Zahrat adh-Dhraʻ 2 or ZAD 2 is an early Neolithic archeological site 1 mi north of the village of edh-Dhra on the Lisan Peninsula, in modern-day Jordan.

The site is a low, small tell mound, located in what is now an arid region that would have been far more hospitable during the settlement's occupation. It sits at an altitude of 650 ft below sea level. Excavations were carried out to a depth of 1.5 m in 1999 by Phillip C. Edwards of La Trobe University. Several rounded stone buildings were found with plaster floors although lime-firing pyrotechnology was probably not used in their preparation.
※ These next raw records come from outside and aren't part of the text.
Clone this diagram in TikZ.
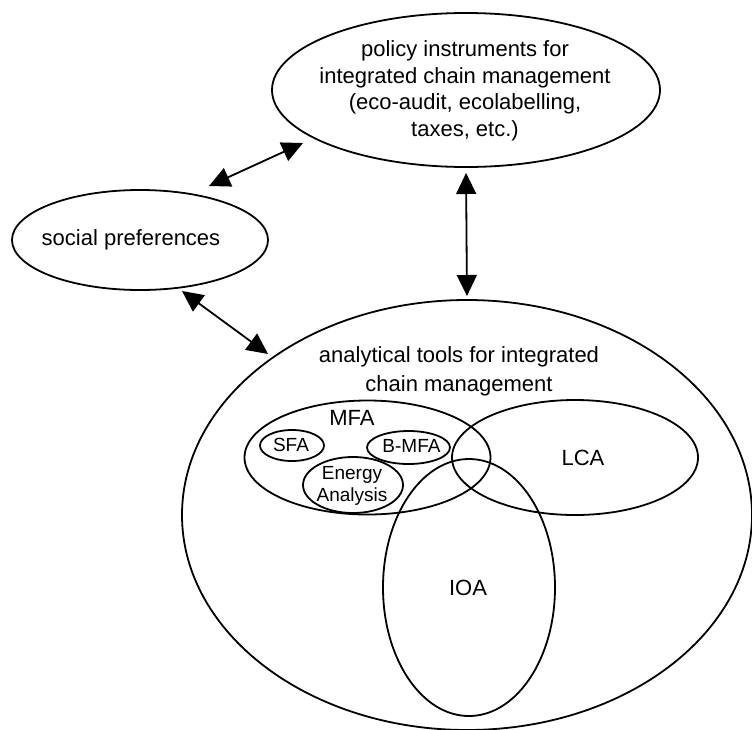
\documentclass[tikz,border=0pt]{standalone}
\usepackage{fontspec}
\setmainfont{Liberation Sans}
\usetikzlibrary{shapes.geometric,arrows.meta}
\begin{document}
\begin{tikzpicture}[x=1pt,y=-1pt,
  ell/.style={draw, ellipse, line width=1.8pt, inner sep=0pt, outer sep=0pt},
  lbl/.style={inner sep=0pt, font=\fontsize{22}{26.5}\selectfont, align=center},
  lbltwo/.style={inner sep=0pt, font=\fontsize{22}{29}\selectfont, align=center},
  small/.style={inner sep=0pt, font=\fontsize{19}{22}\selectfont, align=center},
  biarrow/.style={{Triangle[length=21pt,width=20pt]}-{Triangle[length=21pt,width=20pt]}, line width=1.8pt}
]
\useasboundingbox (0,0) rectangle (752,729);
\begin{scope}
\clip (0,0) rectangle (752,729);
\node[ell, minimum width=570pt, minimum height=430pt] (big) at (467,515) {};
\end{scope}
% top ellipse
\node[ell, minimum width=388pt, minimum height=154pt] (top) at (466,90) {};
\node[lbl] (toptext) at (465,91) {policy instruments for\\integrated chain management\\(eco-audit, ecolabelling,\\taxes, etc.)};
% social preferences
\node[ell, minimum width=256pt, minimum height=100pt] (soc) at (140,240) {};
\node[lbl, anchor=base] (soctext) at (131,245) {social preferences};
% analytical tools text
\node[lbltwo] (bigtext) at (459,371) {analytical tools for integrated\\chain management};
% MFA
\node[ell, minimum width=246pt, minimum height=114pt] (mfa) at (367.5,457.5) {};
\node[lbl, anchor=base] (mfatext) at (352,425) {MFA};
\node[ell, minimum width=64pt, minimum height=31pt] (sfa) at (292,445.5) {};
\node[small, anchor=base] (sfatext) at (291,451) {SFA};
\node[ell, minimum width=83pt, minimum height=33pt] (bmfa) at (408.5,447.5) {};
\node[small, anchor=base] (bmfatext) at (411.5,452.7) {B-MFA};
\node[ell, minimum width=100pt, minimum height=56pt] (ea) at (353,485) {};
\node[small] (eatext) at (352,486) {Energy\\Analysis};
% LCA
\node[ell, minimum width=246pt, minimum height=115pt] (lca) at (575,457.5) {};
\node[lbl, anchor=base] (lcatext) at (583,465) {LCA};
% IOA
\node[ell, minimum width=172pt, minimum height=257pt] (ioa) at (469,587.5) {};
\node[lbl, anchor=base] (ioatext) at (468,595) {IOA};
% arrows
\coordinate (a1s) at (209,186);
\coordinate (a1e) at (303,143);
\coordinate (a3s) at (182,291);
\coordinate (a3e) at (268,354);
\draw[biarrow] (a1s) -- (a1e);
\draw[biarrow, shorten <=6pt, shorten >=4pt] (top.south) -- (big.north);
\draw[biarrow] (a3s) -- (a3e);
\end{tikzpicture}
\end{document}
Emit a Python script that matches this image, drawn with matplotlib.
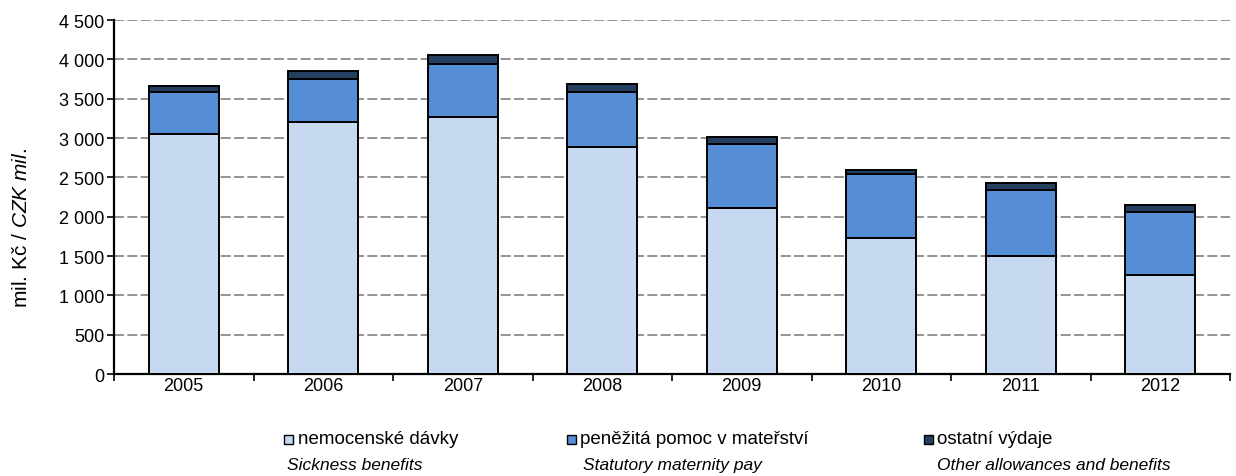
import numpy as np
import matplotlib
matplotlib.use("Agg")
import matplotlib.pyplot as plt
from matplotlib.patches import Rectangle
from matplotlib.ticker import FuncFormatter

plt.rcParams["font.family"] = ["Liberation Sans", "DejaVu Sans"]
plt.rcParams["mathtext.fontset"] = "custom"
plt.rcParams["mathtext.rm"] = "Liberation Sans"
plt.rcParams["mathtext.it"] = "Liberation Sans:italic"

YEARS = ["2005", "2006", "2007", "2008", "2009", "2010", "2011", "2012"]
SICKNESS = [3050, 3200, 3270, 2880, 2110, 1725, 1505, 1262]
MATERNITY = [532, 555, 673, 700, 817, 817, 838, 797]
OTHER = [76, 98, 107, 102, 82, 55, 89, 85]

SERIES_CZ = ["nemocenské dávky", "peněžitá pomoc v mateřství", "ostatní výdaje"]
SERIES_EN = ["Sickness benefits", "Statutory maternity pay", "Other allowances and benefits"]
COLORS = ["#C6D9F1", "#558ED5", "#243F60"]

W, H = 1236, 477
fig = plt.figure(figsize=(W / 100, H / 100), dpi=100)
ax = fig.add_axes([114 / W, 1 - 375 / H, 1116 / W, 354 / H])

x = np.arange(len(YEARS))
width = 0.5
bottom = np.zeros(len(YEARS))
for vals, color in zip([SICKNESS, MATERNITY, OTHER], COLORS):
    ax.bar(x, vals, width=width, bottom=bottom, color=color, edgecolor="black", linewidth=1.4, zorder=3)
    bottom += np.array(vals)

ax.set_xlim(-0.5, len(YEARS) - 0.5)
ax.set_ylim(0, 4500)
ax.set_yticks(np.arange(0, 4501, 500))
ax.yaxis.set_major_formatter(FuncFormatter(lambda v, p: f"{int(v):,}".replace(",", " ")))
ax.yaxis.grid(True, linestyle=(0, (6, 2)), color="#808080", linewidth=1.2, zorder=0)

# ticks between categories, labels centered
ax.set_xticks(np.arange(-0.5, len(YEARS), 1))
ax.set_xticklabels([])
ax.set_xticks(x, minor=True)
ax.set_xticklabels(YEARS, minor=True)
ax.tick_params(axis="x", which="minor", length=0, labelsize=13, pad=2)
ax.tick_params(axis="x", which="major", length=5, width=1.2, direction="out")
ax.tick_params(axis="y", length=5, width=1.2, direction="out", labelsize=13, pad=2)

for side in ["top", "right"]:
    ax.spines[side].set_visible(False)
for side in ["left", "bottom"]:
    ax.spines[side].set_linewidth(1.6)

fig.text(22 / W, 1 - 228 / H, r"mil. Kč / $\mathit{CZK\ mil.}$", fontsize=15,
         rotation=90, ha="center", va="center")

# legend drawn by hand below the axes
sq_x = [284, 567, 924]
cz_x = [298, 580, 937]
en_x = [287, 583, 937]
for i in range(3):
    fig.patches.append(Rectangle((sq_x[i] / W, 1 - 445 / H), 9 / W, 9 / H,
                                 transform=fig.transFigure, facecolor=COLORS[i],
                                 edgecolor="black", linewidth=1.0))
    fig.text(cz_x[i] / W, 1 - 440 / H, SERIES_CZ[i], fontsize=13.5, va="center", ha="left")
    fig.text(en_x[i] / W, 1 - 466 / H, SERIES_EN[i], fontsize=12.5, va="center", ha="left", style="italic")

fig.savefig("out.png", dpi=100)
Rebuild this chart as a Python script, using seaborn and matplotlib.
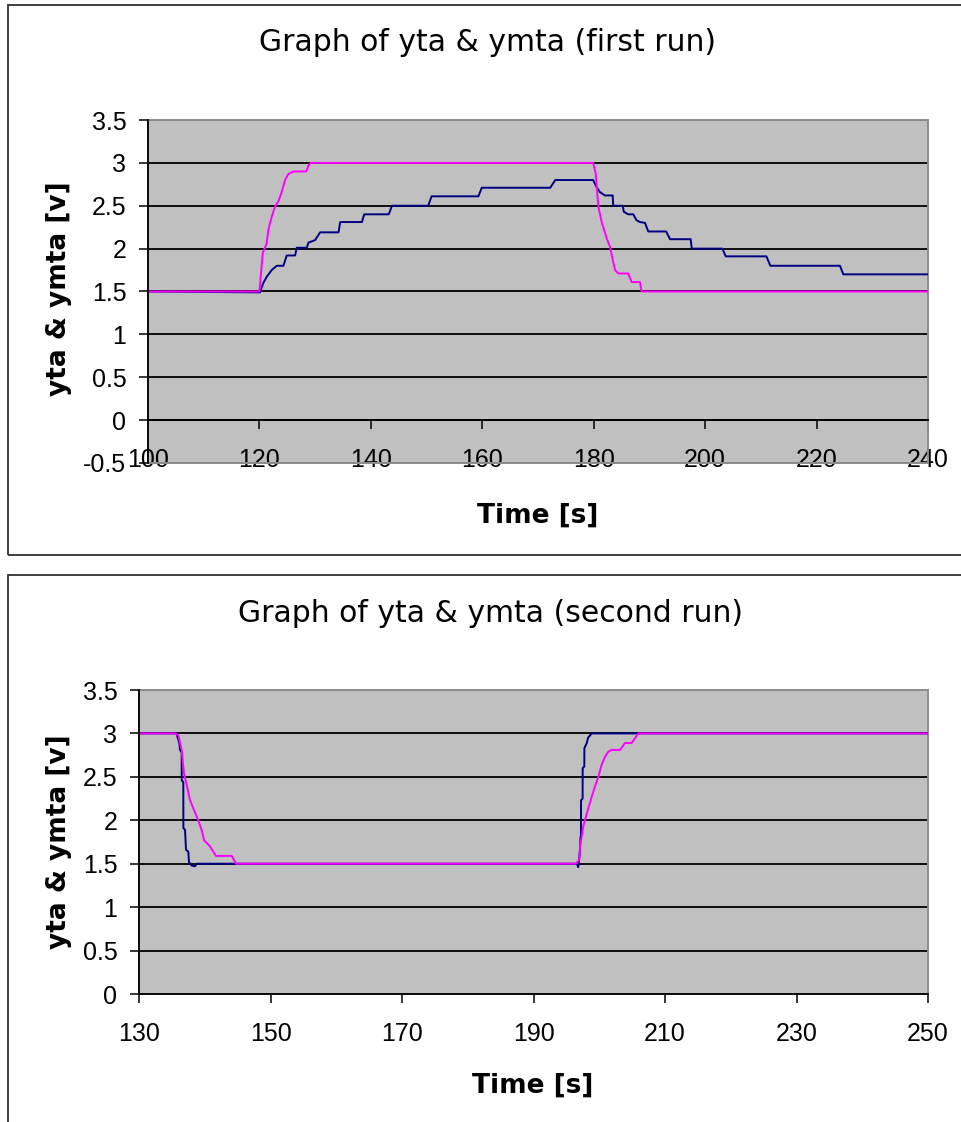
import matplotlib
matplotlib.use("Agg")
import matplotlib.pyplot as plt
import seaborn as sns
from matplotlib.patches import Rectangle

# ---------------- data ----------------
# first run
t_ymta1 = [100, 120.0, 120.6, 121.3, 121.6, 122.2, 122.8, 123.4, 124.0, 124.6, 125.2, 126.1,
           128.4, 128.8, 129.2, 179.9, 180.35, 180.83, 181.43, 182.33, 182.93, 183.41, 183.83,
           184.42, 186.2, 186.8, 188.3, 188.6, 240]
v_ymta1 = [1.5, 1.5, 1.95, 2.06, 2.22, 2.37, 2.49, 2.55, 2.66, 2.80, 2.87, 2.90,
           2.90, 2.97, 3.0, 3.0, 2.88, 2.49, 2.31, 2.12, 2.02, 1.87, 1.75,
           1.71, 1.71, 1.61, 1.61, 1.5, 1.5]

t_yta1 = [100, 120.1, 120.7, 121.3, 122.2, 123.1, 124.3, 124.9, 126.4, 126.7, 128.5, 128.8,
          130.0, 130.9, 134.2, 134.5, 138.4, 138.8, 143.2, 143.8, 150.3, 150.9, 159.3, 159.9,
          172.2, 173.1, 179.9, 180.5, 181.1, 182.0, 183.4, 183.5, 185.2, 185.4, 186.2, 187.1,
          187.7, 188.3, 189.2, 189.8, 193.0, 193.7, 197.4, 197.6, 203.1, 203.7, 211.0, 211.7,
          224.2, 224.8, 240]
v_yta1 = [1.5, 1.49, 1.6, 1.67, 1.75, 1.80, 1.80, 1.92, 1.92, 2.01, 2.01, 2.07,
          2.10, 2.19, 2.19, 2.31, 2.31, 2.40, 2.40, 2.50, 2.50, 2.61, 2.61, 2.71,
          2.71, 2.80, 2.80, 2.72, 2.66, 2.62, 2.62, 2.50, 2.50, 2.43, 2.40, 2.40,
          2.33, 2.31, 2.30, 2.20, 2.20, 2.11, 2.11, 2.00, 2.00, 1.91, 1.91, 1.80,
          1.80, 1.70, 1.70]

# second run
t_ymta2 = [130, 135.5, 136.0, 136.24, 136.49, 136.84, 137.25, 137.76, 138.36, 139.0, 139.53,
           139.89, 140.8, 141.7, 144.1, 144.75, 196.46, 196.97, 197.07, 197.33, 197.57, 197.83,
           198.34, 198.85, 199.35, 199.86, 200.37, 200.87, 201.38, 201.89, 203.16, 203.91,
           204.93, 205.94, 250]
v_ymta2 = [3.0, 3.0, 2.98, 2.89, 2.81, 2.54, 2.41, 2.23, 2.12, 2.0, 1.89,
           1.77, 1.70, 1.59, 1.59, 1.5, 1.5, 1.55, 1.70, 1.81, 1.93, 2.0,
           2.14, 2.27, 2.39, 2.50, 2.64, 2.73, 2.79, 2.81, 2.81, 2.89,
           2.89, 3.0, 3.0]

t_yta2 = [130, 135.7, 136.13, 136.24, 136.49, 136.5, 136.74, 136.75, 137.0, 137.15, 137.5,
          137.6, 138.0, 138.5, 138.8, 196.6, 196.8, 196.97, 197.07, 197.15, 197.22, 197.23,
          197.47, 197.48, 197.73, 197.74, 198.1, 198.3, 198.85, 250]
v_yta2 = [3.0, 3.0, 2.89, 2.81, 2.78, 2.46, 2.44, 1.91, 1.89, 1.66, 1.64,
          1.52, 1.48, 1.47, 1.5, 1.5, 1.46, 1.57, 1.66, 1.81, 1.81, 2.23,
          2.25, 2.60, 2.62, 2.83, 2.89, 2.95, 3.0, 3.0]

titles = ["Graph of yta & ymta (first run)", "Graph of yta & ymta (second run)"]
xlabel = "Time [s]"
ylabel = "yta & ymta [v]"
xticks1 = [100, 120, 140, 160, 180, 200, 220, 240]
yticks1 = [-0.5, 0, 0.5, 1, 1.5, 2, 2.5, 3, 3.5]
xticks2 = [130, 150, 170, 190, 210, 230, 250]
yticks2 = [0, 0.5, 1, 1.5, 2, 2.5, 3, 3.5]

# ---------------- figure ----------------
sns.set_style("white")
plt.rcParams["font.family"] = ["Liberation Sans", "DejaVu Sans"]
plt.rcParams["axes.unicode_minus"] = False

W, H = 961, 1122
fig = plt.figure(figsize=(W / 100, H / 100), dpi=100)
fig.patch.set_facecolor("white")


def fx(px):
    return px / W


def fy(py):
    return 1 - py / H


# chart frames
for (x0, y0, x1, y1) in [(8, 5, 963, 555), (8, 575, 963, 1126)]:
    fig.patches.append(Rectangle((fx(x0), fy(y1)), fx(x1) - fx(x0), fy(y0) - fy(y1),
                                 transform=fig.transFigure, fill=False,
                                 edgecolor="#303030", lw=1.3, zorder=0))

ax1 = fig.add_axes([fx(148), fy(463), fx(928) - fx(148), fy(120) - fy(463)])
ax2 = fig.add_axes([fx(139), fy(994), fx(928) - fx(139), fy(690) - fy(994)])

BLUE = "#000080"
MAGENTA = "#FF00FF"


def style(ax, xlim, xticks, ylim, yticks):
    ax.set_facecolor("#C0C0C0")
    ax.set_xlim(*xlim)
    ax.set_ylim(*ylim)
    ax.set_xticks(xticks)
    ax.set_xticklabels([f"{v:g}" for v in xticks])
    ax.set_yticks(yticks)
    ax.set_yticklabels([f"{v:g}" for v in yticks])
    ax.grid(False)
    ax.yaxis.grid(True, color="black", lw=1.3)
    ax.set_axisbelow(True)
    for s in ["top", "right"]:
        ax.spines[s].set_visible(False)
    for s in ["left", "bottom"]:
        ax.spines[s].set_visible(True)
        ax.spines[s].set_color("black")
        ax.spines[s].set_linewidth(1.3)
    ax.spines["bottom"].set_position(("data", 0))
    ax.add_patch(Rectangle((0, 0), 1, 1, transform=ax.transAxes, fill=False,
                           edgecolor="#8C8C8C", lw=1.4, zorder=1.5, clip_on=False))
    ax.tick_params(axis="both", which="major", direction="out", length=6.5, width=1.1,
                   color="black", labelsize=18, labelcolor="black",
                   bottom=True, left=True)
    ax.tick_params(axis="x", pad=13.7)
    ax.tick_params(axis="y", pad=9)
    ax.set_xlabel("")
    ax.set_ylabel("")


sns.lineplot(x=t_yta1, y=v_yta1, ax=ax1, color=BLUE, lw=1.4, estimator=None, sort=False)
sns.lineplot(x=t_ymta1, y=v_ymta1, ax=ax1, color=MAGENTA, lw=1.4, estimator=None, sort=False)
sns.lineplot(x=t_yta2, y=v_yta2, ax=ax2, color=BLUE, lw=1.4, estimator=None, sort=False)
sns.lineplot(x=t_ymta2, y=v_ymta2, ax=ax2, color=MAGENTA, lw=1.4, estimator=None, sort=False)

style(ax1, (100, 240), xticks1, (-0.5, 3.5), yticks1)
style(ax2, (130, 250), xticks2, (0, 3.5), yticks2)

# texts
fig.text(fx(488), fy(51), titles[0], ha="center", va="baseline",
         fontsize=21.5, family="DejaVu Sans", color="black")
fig.text(fx(490), fy(622), titles[1], ha="center", va="baseline",
         fontsize=21.5, family="DejaVu Sans", color="black")
fig.text(fx(538), fy(523), xlabel, ha="center", va="baseline",
         fontsize=19, fontweight="bold", family="DejaVu Sans", color="black")
fig.text(fx(533), fy(1093), xlabel, ha="center", va="baseline",
         fontsize=19, fontweight="bold", family="DejaVu Sans", color="black")
fig.text(fx(59), fy(289), ylabel, ha="center", va="center", rotation=90,
         fontsize=19, fontweight="bold", family="DejaVu Sans", color="black")
fig.text(fx(59), fy(842), ylabel, ha="center", va="center", rotation=90,
         fontsize=19, fontweight="bold", family="DejaVu Sans", color="black")

fig.savefig("out.png", dpi=100, facecolor="white")
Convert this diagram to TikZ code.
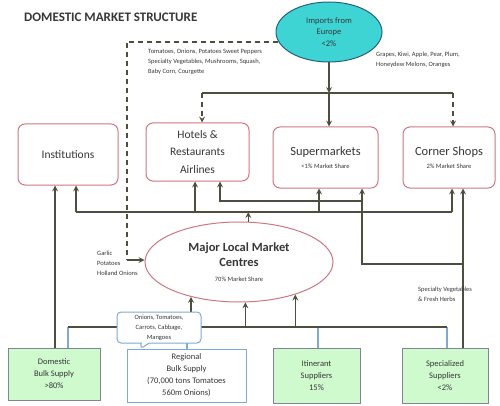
\documentclass[tikz,border=0pt]{standalone}
\usepackage{fontspec}
\setmainfont{Carlito}
\usepackage{tikz}
\usetikzlibrary{shapes.geometric,shapes.callouts}
\definecolor{linkc}{RGB}{78,78,62}
\definecolor{boxred}{RGB}{205,120,130}
\definecolor{txtc}{RGB}{55,55,55}
\definecolor{supgreen}{RGB}{206,250,206}
\definecolor{supgray}{RGB}{130,132,150}
\definecolor{stubblue}{RGB}{125,170,215}
\definecolor{impcyan}{RGB}{62,212,212}
\definecolor{impedge}{RGB}{40,95,125}
\newcommand\titlesize{\fontsize{13}{15}\selectfont}
\newcommand\notesize{\fontsize{6.5}{10}\selectfont}
\newcommand\boxsize{\fontsize{11.5}{17.5}\selectfont}
\newcommand\bigsize{\fontsize{12.5}{13.5}\selectfont}
\newcommand\supsize{\fontsize{8.5}{12}\selectfont}

\begin{document}
\begin{tikzpicture}[x=1pt,y=-1pt,
    retail/.style={draw=boxred,line width=1pt,rounded corners=7pt,fill=white,align=center,text=txtc,inner sep=1pt},
    supply/.style={draw=supgray,line width=1pt,fill=supgreen,align=center,text=txtc,inner sep=1pt,font=\supsize},
    link/.style={draw=linkc,line width=1.6pt},
    arr/.style={link,-stealth},
    dashlink/.style={link,dash pattern=on 5pt off 4pt},
    stub/.style={draw=stubblue,line width=1.3pt},
    note/.style={text=txtc,align=left,font=\notesize,inner sep=0pt}]

    \useasboundingbox (0,0) rectangle (500,406);

    % title
    \node[note,font=\bfseries\titlesize,anchor=west] (title) at (24,17) {DOMESTIC MARKET STRUCTURE};

    % imports
    \node[ellipse,draw=impedge,line width=1pt,fill=impcyan,minimum width=106pt,minimum height=60pt,align=center,text=txtc,font=\fontsize{8.5}{11.5}\selectfont] (imp) at (329,32) {Imports from\\Europe\\<2\%};

    % retailers
    \node[retail,minimum width=100pt,minimum height=61pt,font=\boxsize] (inst) at (68,154.5) {Institutions};
    \node[retail,minimum width=103pt,minimum height=58pt,font=\boxsize] (hot) at (197.5,152) {Hotels \&\\Restaurants\\Airlines};
    \node[retail,minimum width=105pt,minimum height=61pt,font=\bigsize] (sup) at (325.5,157.5) {Supermarkets\\{\notesize <1\% Market Share}};
    \node[retail,minimum width=92pt,minimum height=61pt,font=\bigsize] (cor) at (449,157.5) {Corner Shops\\{\notesize 2\% Market Share}};

    % market centres
    \node[ellipse,draw=boxred,line width=1pt,fill=white,minimum width=188pt,minimum height=80pt,align=center,text=txtc,font=\fontsize{12.5}{15}\selectfont] (mlm) at (239,262) {\textbf{Major Local Market}\\\textbf{Centres}\\{\notesize 70\% Market Share}};

    % suppliers
    \node[supply,minimum width=92pt,minimum height=52pt] (dom) at (54,374) {Domestic\\Bulk Supply\\>80\%};
    \node[supply,draw=stubblue,fill=white,minimum width=119pt,minimum height=53pt] (reg) at (186.5,375.5) {Regional\\Bulk Supply\\(70,000 tons Tomatoes\\560m Onions)};
    \node[supply,minimum width=87pt,minimum height=55pt] (itin) at (316.5,375.5) {Itinerant\\Suppliers\\15\%};
    \node[supply,minimum width=86pt,minimum height=55pt] (spec) at (445,375.5) {Specialized\\Suppliers\\<2\%};

    % produce notes
    \node[note,anchor=north west] (veg) at (148,49) {Tomatoes, Onions, Potatoes Sweet Peppers\\Specialty Vegetables, Mushrooms, Squash,\\Baby Corn, Courgette};
    \node[note,anchor=north west] (fruit) at (376,52) {Grapes, Kiwi, Apple, Pear, Plum,\\Honeydew Melons, Oranges};
    \node[note,anchor=north west] (garlic) at (97,251) {Garlic\\Potatoes\\Holland Onions};

    % bus points
    \coordinate (tbL) at (202,93);
    \coordinate (tbM) at (329,93);
    \coordinate (tbR) at (453,93);
    \coordinate (dl) at (127,260);
    \coordinate (dx) at (55,0);
    \coordinate (mbL) at (76,212);
    \coordinate (mbR) at (452,212);
    \coordinate (sp1) at (463,264);
    \coordinate (sp2) at (362,264);
    \coordinate (sp3) at (362,201);
    \coordinate (sp4) at (220,201);
    \coordinate (bbL) at (68,327);
    \coordinate (bbR) at (447,327);

    % imports to retailers
    \draw[link] (tbL) -- (tbR);
    \draw[arr] (imp.south) -- (tbM);
    \draw[arr] (tbM) -- (sup.north -| tbM);
    \draw[dashlink,-stealth] (tbL) -- (hot.north -| tbL);
    \draw[dashlink,-stealth] (tbR) -- (cor.north -| tbR);

    % imports to market centres
    \draw[dashlink] (imp.191) -| (dl);
    \draw[arr] (dl) -- (mlm.west |- dl);

    % market centres to retailers
    \draw[link] (mbL) -- (mbR);
    \draw[arr] (mlm.77) -- (mlm.77 |- mbL);
    \foreach \n/\x in {inst/76,hot/195,sup/319,cor/452}
        \draw[arr] (\x,212) -- (\x,0 |- \n.south);

    % domestic straight to institutions
    \draw[arr] (dom.north -| dx) -- (inst.south -| dx);

    % specialized suppliers
    \draw[arr] (spec.north -| sp1) -- (cor.south -| sp1);
    \draw[link] (sp1) -- (sp2) -- (sp3);
    \draw[arr] (sp2) -- (sup.south -| sp2);
    \draw[arr] (sp3) -| (hot.south -| sp4);
    \node[note,anchor=north west] (herbs) at (418,287) {Specialty Vegetables\\\& Fresh Herbs};

    % suppliers to market centres
    \foreach \n/\x in {dom/68,reg/187,itin/318,spec/447}
        \draw[stub] (\x,327) -- (\x,0 |- \n.north);
    \draw[link] (bbL) -- (bbR);
    \foreach \a in {216,279,330}
        \draw[arr] (mlm.\a |- bbL) -- (mlm.\a);

    % callout over regional supply
    \node[rectangle callout,draw=stubblue,line width=1pt,rounded corners=4pt,fill=white,minimum width=84pt,minimum height=31pt,align=center,text=txtc,font=\notesize,inner sep=1pt,callout pointer width=8pt,callout absolute pointer={(140,349)}] (mix) at (159,327.5) {Onions, Tomatoes,\\Carrots, Cabbage,\\Mangoes};

\end{tikzpicture}
\end{document}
Archaeobotanical studies suggested that cultivation of wild crops was likely to have occurred on site. A large number of flint tools were found including sickles, picks, axes, drills, arrowheads and scrapers made from local flint sources. A few examples of stone tools made from other materials such as quartz, obsidian and quartzite were discovered. Other discoveries included a ceramic figure, greenstone, some copper ore and two incised fragments of burnt limestone showing geometric designs suggesting early Neolithic use of art and symbols. Radiocarbon dates for the site range between 9140 and 8470 BC. This has suggested occupation during the Pre-Pottery Neolithic A and possibly during the transitional phase into the Pre-Pottery Neolithic B between 8800 and 8600 BC that was identified in 2002 by Danielle Stordeur and Frédéric Abbès.

Ghattas Jeries Sayej analyzed the lithic assemblage from the site providing comparison with other sites in the southern Levant. He found little discernible difference between the Khiamian and Sultanian assemblages and argued for an extension of the PPNA and later start of the PPNB in the Southern Levant around 9200 BP.